'''

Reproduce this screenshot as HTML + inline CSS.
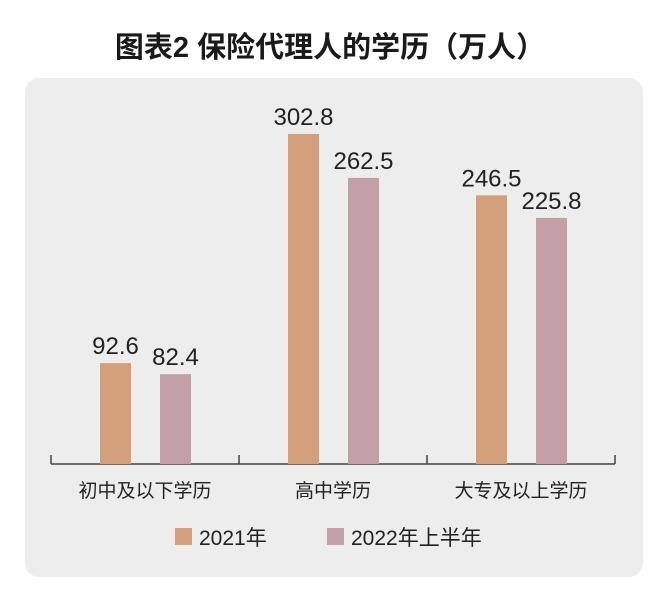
<!DOCTYPE html>
<html><head><meta charset="utf-8"><style>
body{margin:0;background:#fff;width:660px;height:599px;overflow:hidden;font-family:"Liberation Sans","Noto Sans CJK SC",sans-serif}
</style></head><body>
<svg width="660" height="599" font-family="Liberation Sans, Noto Sans CJK SC, sans-serif">
<text x="330" y="57" text-anchor="middle" font-size="29" font-weight="bold" fill="#1a1a1a">图表2  保险代理人的学历（万人）</text>
<rect x="25" y="78" width="618" height="499" rx="14" fill="#ededee"/>
<g id="plot"></g>
</svg>
<script>
const categories=["初中及以下学历","高中学历","大专及以上学历"];
const series2021=[92.6,302.8,246.5];
const series2022=[82.4,262.5,225.8];
const seriesNames=["2021年","2022年上半年"];
const colors=["#d4a07c","#c3a0a7"];
const NS="http://www.w3.org/2000/svg";
const g=document.getElementById('plot');
const x0=51,x1=615,base=464,scale=1.09;
const bw=(x1-x0)/categories.length;
const y=v=>base-v*scale;
function mk(t,a){const e=document.createElementNS(NS,t);for(const k in a)e.setAttribute(k,a[k]);g.appendChild(e);return e;}
const ax=mk('line',{x1:x0,x2:x1,y1:base,y2:base,stroke:'#444','stroke-width':1.5});


for(let i=0;i<=categories.length;i++){const t=mk('line',{x1:x0+i*bw,x2:x0+i*bw,y1:base-9,y2:base,stroke:'#444','stroke-width':1.5});

}
[series2021,series2022].forEach((s,si)=>{s.forEach((v,i)=>{
const bx=x0+i*bw+49+si*60;
const r=mk('rect',{x:bx,y:y(v),width:31,height:v*scale,fill:colors[si]});


const t=mk('text',{x:bx+15.5,y:y(v)-9,'text-anchor':'middle','font-size':24,fill:'#222'});
t.textContent=v.toFixed(1);


});});
categories.forEach((c,i)=>{const t=mk('text',{x:x0+i*bw+bw/2,y:497,'text-anchor':'middle','font-size':19,fill:'#222'});
t.textContent=c;

});
const lx=[175,327];
seriesNames.forEach((n,i)=>{
const r=mk('rect',{x:lx[i],y:528,width:17,height:17,fill:colors[i]});


const t=mk('text',{x:lx[i]+24,y:545,'font-size':21,fill:'#222'});
t.textContent=n;

});
</script>
</body></html>
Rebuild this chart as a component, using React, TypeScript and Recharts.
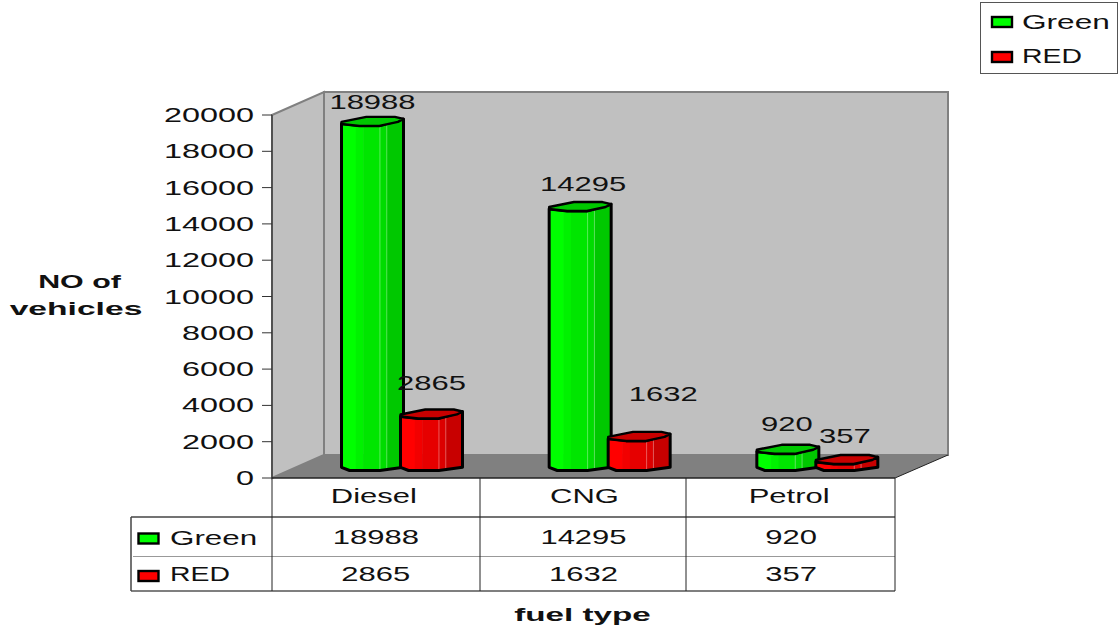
import { Bar, BarChart, LabelList, XAxis, YAxis } from "recharts";

const categories = ["Diesel", "CNG", "Petrol"];
const greenValues = [18988, 14295, 920];
const redValues = [2865, 1632, 357];
const yTicks = [0, 2000, 4000, 6000, 8000, 10000, 12000, 14000, 16000, 18000, 20000];

// hand placed data labels, the original chart has them wherever the author dragged them
const greenLabelNudge = [
  [0, -19],
  [3, -23],
  [-1, -25],
];
const redLabelNudge = [
  [0, -31],
  [24, -42],
  [-2, -24],
];
const categoryNudge = [-2, 1, -2];

const rows = categories.map((name, i) => ({
  name,
  green: greenValues[i],
  red: redValues[i],
}));

const FONT = "'Liberation Sans', Arial, sans-serif";
const TEXT_COLOR = "#111";

// depth of the 3D box
const BAR_DX = 26.5;
const BAR_DY = -12;
const CAP = 4.5;

const greenFacets = ["#00ff00", "#00f200", "#00e600", "#00dc00", "#00c800"];
const redFacets = ["#ff0000", "#f20000", "#e60000", "#dc0000", "#c80000"];
const facetStops = [0, 0.23, 0.35, 0.62, 0.73, 1];
const sheenStops = [0.62, 0.73];

const capShape = [
  [0, 0.1],
  [0.4, -1],
  [0.86, -1],
  [1, -0.55],
  [0.91, 0.1],
  [0.61, 1],
  [0.29, 1],
  [0, 0.55],
];

function WideText({ x, y, children, anchor = "middle", scale = 1.55, size = 20, bold = false }: any) {
  return (
    <text
      transform={`translate(${x} ${y}) scale(${scale} 1)`}
      textAnchor={anchor}
      fontFamily={FONT}
      fontSize={size}
      fontWeight={bold ? 700 : 400}
      fill={TEXT_COLOR}
    >
      {children}
    </text>
  );
}

function makeCylinder(facets: string[], prefix: string) {
  return function Cylinder(props: any) {
    const { x, y, width, height, index } = props;
    const left = x + BAR_DX;
    const topY = y + BAR_DY;
    const botY = y + height + BAR_DY;
    const px = (f: number) => left + f * width;
    const outline = [
      `${px(0)},${topY + CAP * 0.55}`,
      `${px(0)},${botY + CAP * 0.3}`,
      `${px(0.13)},${botY + CAP}`,
      `${px(0.62)},${botY + CAP}`,
      `${px(1)},${botY + CAP * 0.3}`,
      `${px(1)},${topY - CAP * 0.55}`,
      `${px(0.61)},${topY + CAP}`,
      `${px(0.29)},${topY + CAP}`,
    ].join(" ");
    const cap = capShape.map(([f, g]) => `${px(f)},${topY + g * CAP}`).join(" ");
    const clipId = `${prefix}-clip-${index}`;
    return (
      <g>
        <clipPath id={clipId}>
          <polygon points={outline} />
        </clipPath>
        <g clipPath={`url(#${clipId})`}>
          {facets.map((fill, i) => (
            <rect
              key={fill}
              x={px(facetStops[i])}
              y={topY - CAP}
              width={(facetStops[i + 1] - facetStops[i]) * width + 0.5}
              height={height + CAP * 2 + 1}
              fill={fill}
            />
          ))}
          {sheenStops.map((f) => (
            <line
              key={f}
              x1={px(f)}
              x2={px(f)}
              y1={topY}
              y2={botY + CAP}
              stroke="#fff"
              strokeOpacity={0.35}
              strokeWidth={1}
            />
          ))}
        </g>
        <polygon points={outline} fill="none" stroke="#000" strokeWidth={3} strokeLinejoin="round" />
        <polygon points={cap} fill={facets[4]} stroke="#000" strokeWidth={2.4} strokeLinejoin="round" />
      </g>
    );
  };
}

function makeValueLabel(nudges: number[][]) {
  return function ValueLabel(props: any) {
    const { x, y, width, index, value } = props;
    const [nx, ny] = nudges[index];
    return (
      <WideText x={x + width / 2 + BAR_DX + nx} y={y + BAR_DY + ny + 7}>
        {value}
      </WideText>
    );
  };
}

function YTick({ x, y, payload }: any) {
  return (
    <WideText x={x - 6} y={y + 7} anchor="end" scale={1.62}>
      {payload.value}
    </WideText>
  );
}

// x axis tick also carries the data table columns underneath the category name
function TableTick({ x, index }: any) {
  return (
    <g>
      <WideText x={x + categoryNudge[index]} y={503}>{categories[index]}</WideText>
      <WideText x={x} y={544}>{greenValues[index]}</WideText>
      <WideText x={x} y={581}>{redValues[index]}</WideText>
    </g>
  );
}

function Swatch({ x, y, fill, w = 20, h = 10 }: any) {
  return <rect x={x} y={y} width={w} height={h} fill={fill} stroke="#000" strokeWidth={2.4} />;
}

function Backdrop() {
  return (
    <svg width={1119} height={630} style={{ position: "absolute", left: 0, top: 0 }}>
      {/* walls and floor */}
      <polygon points="272,115 324,92 324,455 272,478" fill="#c0c0c0" stroke="#808080" strokeWidth={2} />
      <rect x={324} y={92} width={624} height={363} fill="#c0c0c0" stroke="#808080" strokeWidth={2} />
      <polygon points="272,478 324,455 948,455 895,478" fill="#808080" />
      <line x1={895} y1={478} x2={948} y2={455} stroke="#222" strokeWidth={1} />

      {/* data table */}
      <line x1={272} y1={478} x2={895} y2={478} stroke="#222" strokeWidth={1.5} />
      <line x1={131} y1={517} x2={895} y2={517} stroke="#444" strokeWidth={1.5} />
      <line x1={133} y1={556.5} x2={895} y2={556.5} stroke="#999" strokeWidth={1} />
      <line x1={131} y1={591} x2={895} y2={591} stroke="#555" strokeWidth={1.5} />
      <line x1={131} y1={517} x2={131} y2={591} stroke="#444" strokeWidth={1.5} />
      {[272, 480, 686, 895].map((x) => (
        <line key={x} x1={x} y1={478} x2={x} y2={591} stroke="#222" strokeWidth={1} />
      ))}
      <Swatch x={138.5} y={533.5} fill="#00ff00" />
      <Swatch x={138.5} y={571} fill="#ff0000" />
      <WideText x={170} y={545} anchor="start" scale={1.57}>Green</WideText>
      <WideText x={170} y={581} anchor="start" scale={1.42}>RED</WideText>

      {/* axis titles */}
      <WideText x={79.5} y={288} bold size={19} scale={1.6}>NO of</WideText>
      <WideText x={76} y={315} bold size={19} scale={1.77}>vehicles</WideText>
      <WideText x={582.5} y={621} bold size={19} scale={1.75}>fuel type</WideText>

      {/* legend */}
      <rect x={980.5} y={2.5} width={137} height={71} fill="#fff" stroke="#555" strokeWidth={1} />
      <Swatch x={992} y={17} fill="#00ff00" />
      <Swatch x={992} y={52} fill="#ff0000" />
      <WideText x={1022} y={29} anchor="start" scale={1.58}>Green</WideText>
      <WideText x={1022} y={63} anchor="start" scale={1.42}>RED</WideText>
    </svg>
  );
}

export default function App() {
  return (
    <div style={{ position: "absolute", left: 0, top: 0, width: 1119, height: 630, background: "#fff" }}>
      <Backdrop />
      <div style={{ position: "absolute", left: 0, top: 0 }}>
        <BarChart
          width={1119}
          height={630}
          data={rows}
          margin={{ top: 115, right: 224, bottom: 112, left: 172 }}
          barSize={62}
          barGap={-3}
        >
          <XAxis
            dataKey="name"
            height={40}
            axisLine={false}
            tickLine={false}
            interval={0}
            tick={<TableTick />}
          />
          <YAxis
            type="number"
            domain={[0, 20000]}
            ticks={yTicks}
            width={100}
            axisLine={{ stroke: "#222", strokeWidth: 1 }}
            tickLine={{ stroke: "#333", strokeWidth: 1 }}
            tickSize={10}
            interval={0}
            tick={<YTick />}
          />
          <Bar dataKey="green" isAnimationActive={false} shape={makeCylinder(greenFacets, "green")}>
            <LabelList dataKey="green" content={makeValueLabel(greenLabelNudge)} />
          </Bar>
          <Bar dataKey="red" isAnimationActive={false} shape={makeCylinder(redFacets, "red")}>
            <LabelList dataKey="red" content={makeValueLabel(redLabelNudge)} />
          </Bar>
        </BarChart>
      </div>
    </div>
  );
}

'''

**EXERCISE DIRECTIONS**
Pictures stay out. Repeat only the lines from the beginning of the data through the line that has "</body></html>".

**WRITTEN RESPONSE**
Reproduce this screenshot as HTML + inline CSS.
<!DOCTYPE html>
<html><head><meta charset="utf-8"><style>
body{margin:0;background:#fff;width:660px;height:599px;overflow:hidden;font-family:"Liberation Sans","Noto Sans CJK SC",sans-serif}
</style></head><body>
<svg width="660" height="599" font-family="Liberation Sans, Noto Sans CJK SC, sans-serif">
<text x="330" y="57" text-anchor="middle" font-size="29" font-weight="bold" fill="#1a1a1a">图表2  保险代理人的学历（万人）</text>
<rect x="25" y="78" width="618" height="499" rx="14" fill="#ededee"/>
<g id="plot"></g>
</svg>
<script>
const categories=["初中及以下学历","高中学历","大专及以上学历"];
const series2021=[92.6,302.8,246.5];
const series2022=[82.4,262.5,225.8];
const seriesNames=["2021年","2022年上半年"];
const colors=["#d4a07c","#c3a0a7"];
const NS="http://www.w3.org/2000/svg";
const g=document.getElementById('plot');
const x0=51,x1=615,base=464,scale=1.09;
const bw=(x1-x0)/categories.length;
const y=v=>base-v*scale;
function mk(t,a){const e=document.createElementNS(NS,t);for(const k in a)e.setAttribute(k,a[k]);g.appendChild(e);return e;}
const ax=mk('line',{x1:x0,x2:x1,y1:base,y2:base,stroke:'#444','stroke-width':1.5});


for(let i=0;i<=categories.length;i++){const t=mk('line',{x1:x0+i*bw,x2:x0+i*bw,y1:base-9,y2:base,stroke:'#444','stroke-width':1.5});

}
[series2021,series2022].forEach((s,si)=>{s.forEach((v,i)=>{
const bx=x0+i*bw+49+si*60;
const r=mk('rect',{x:bx,y:y(v),width:31,height:v*scale,fill:colors[si]});


const t=mk('text',{x:bx+15.5,y:y(v)-9,'text-anchor':'middle','font-size':24,fill:'#222'});
t.textContent=v.toFixed(1);


});});
categories.forEach((c,i)=>{const t=mk('text',{x:x0+i*bw+bw/2,y:497,'text-anchor':'middle','font-size':19,fill:'#222'});
t.textContent=c;

});
const lx=[175,327];
seriesNames.forEach((n,i)=>{
const r=mk('rect',{x:lx[i],y:528,width:17,height:17,fill:colors[i]});


const t=mk('text',{x:lx[i]+24,y:545,'font-size':21,fill:'#222'});
t.textContent=n;

});
</script>
</body></html>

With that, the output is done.